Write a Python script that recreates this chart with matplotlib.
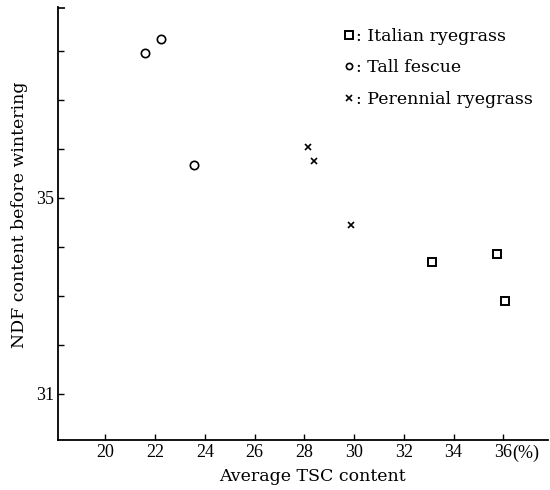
import matplotlib.pyplot as plt
from matplotlib.lines import Line2D

plt.rcParams['font.family'] = ['Liberation Serif', 'DejaVu Serif']
label_font = ['DejaVu Serif']

# Average TSC content (%) vs NDF content before wintering
italian_x = [33.13, 35.74, 36.06]
italian_y = [33.69, 33.86, 32.90]
fescue_x = [21.6, 22.25, 23.57]
fescue_y = [37.96, 38.24, 35.67]
perennial_x = [28.15, 28.4, 29.88]
perennial_y = [36.04, 35.76, 34.45]

x_ticks = [20, 22, 24, 26, 28, 30, 32, 34, 36]
y_ticks = [31, 32, 33, 34, 35, 36, 37, 38]
y_labels = ['31', '', '', '', '35', '', '', '']

fig = plt.figure(figsize=(5.5, 4.9), dpi=100)
ax = fig.add_axes([0.1055, 0.102, 0.891, 0.8837])

ax.plot(italian_x, italian_y, 's', ms=5.5, mfc='none', mec='black', mew=1.4)
ax.plot(fescue_x, fescue_y, 'o', ms=6, mfc='none', mec='black', mew=1.2)
ax.plot(perennial_x, perennial_y, 'x', ms=5, color='black', mew=1.2)

ax.set_xlim(18.1, 37.8)
ax.set_ylim(30.05, 38.9)
ax.set_xticks(x_ticks)
ax.set_xticklabels([str(t) for t in x_ticks])
ax.set_yticks(y_ticks)
ax.set_yticklabels(y_labels)
# small cap at the top of the y axis
ax.set_yticks([38.88], minor=True)
ax.tick_params(axis='y', which='minor', direction='in', length=5, width=1.2)
ax.tick_params(direction='in', length=4, width=1, labelsize=13, pad=3)
ax.text(36.35, 29.95, '(%)', fontsize=13, ha='left', va='top', clip_on=False)

for s in ['top', 'right']:
    ax.spines[s].set_visible(False)
for s in ['left', 'bottom']:
    ax.spines[s].set_linewidth(1.3)

ax.set_xlabel('Average TSC content', fontsize=12.5, family=label_font)
ax.xaxis.set_label_coords(0.52, -0.065)
ax.set_ylabel('NDF content before wintering', fontsize=12.5, family=label_font)
ax.yaxis.set_label_coords(-0.062, 0.52)

handles = [
    Line2D([], [], ls='none', marker='s', ms=5.5, mfc='none', mec='black', mew=1.4),
    Line2D([], [], ls='none', marker='o', ms=4.5, mfc='none', mec='black', mew=1.2),
    Line2D([], [], ls='none', marker='x', ms=5, color='black', mew=1.2),
]
labels = [': Italian ryegrass', ': Tall fescue', ': Perennial ryegrass']
ax.legend(handles, labels, loc='upper left', bbox_to_anchor=(0.568, 0.968),
          frameon=False, prop={'family': label_font, 'size': 12.5},
          handlelength=0.6, handletextpad=0.15, labelspacing=0.84,
          borderaxespad=0)

fig.savefig('out.png', dpi=100)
◇ ◇ ◇
Task details
Give again exactly the lines running from the beginning of the material above through the line that contains "perennial_y, 'x', ms=5, color='black', mew=1.2)", and leave out every picture.

Finished task
Write a Python script that recreates this chart with matplotlib.
import matplotlib.pyplot as plt
from matplotlib.lines import Line2D

plt.rcParams['font.family'] = ['Liberation Serif', 'DejaVu Serif']
label_font = ['DejaVu Serif']

# Average TSC content (%) vs NDF content before wintering
italian_x = [33.13, 35.74, 36.06]
italian_y = [33.69, 33.86, 32.90]
fescue_x = [21.6, 22.25, 23.57]
fescue_y = [37.96, 38.24, 35.67]
perennial_x = [28.15, 28.4, 29.88]
perennial_y = [36.04, 35.76, 34.45]

x_ticks = [20, 22, 24, 26, 28, 30, 32, 34, 36]
y_ticks = [31, 32, 33, 34, 35, 36, 37, 38]
y_labels = ['31', '', '', '', '35', '', '', '']

fig = plt.figure(figsize=(5.5, 4.9), dpi=100)
ax = fig.add_axes([0.1055, 0.102, 0.891, 0.8837])

ax.plot(italian_x, italian_y, 's', ms=5.5, mfc='none', mec='black', mew=1.4)
ax.plot(fescue_x, fescue_y, 'o', ms=6, mfc='none', mec='black', mew=1.2)
ax.plot(perennial_x, perennial_y, 'x', ms=5, color='black', mew=1.2)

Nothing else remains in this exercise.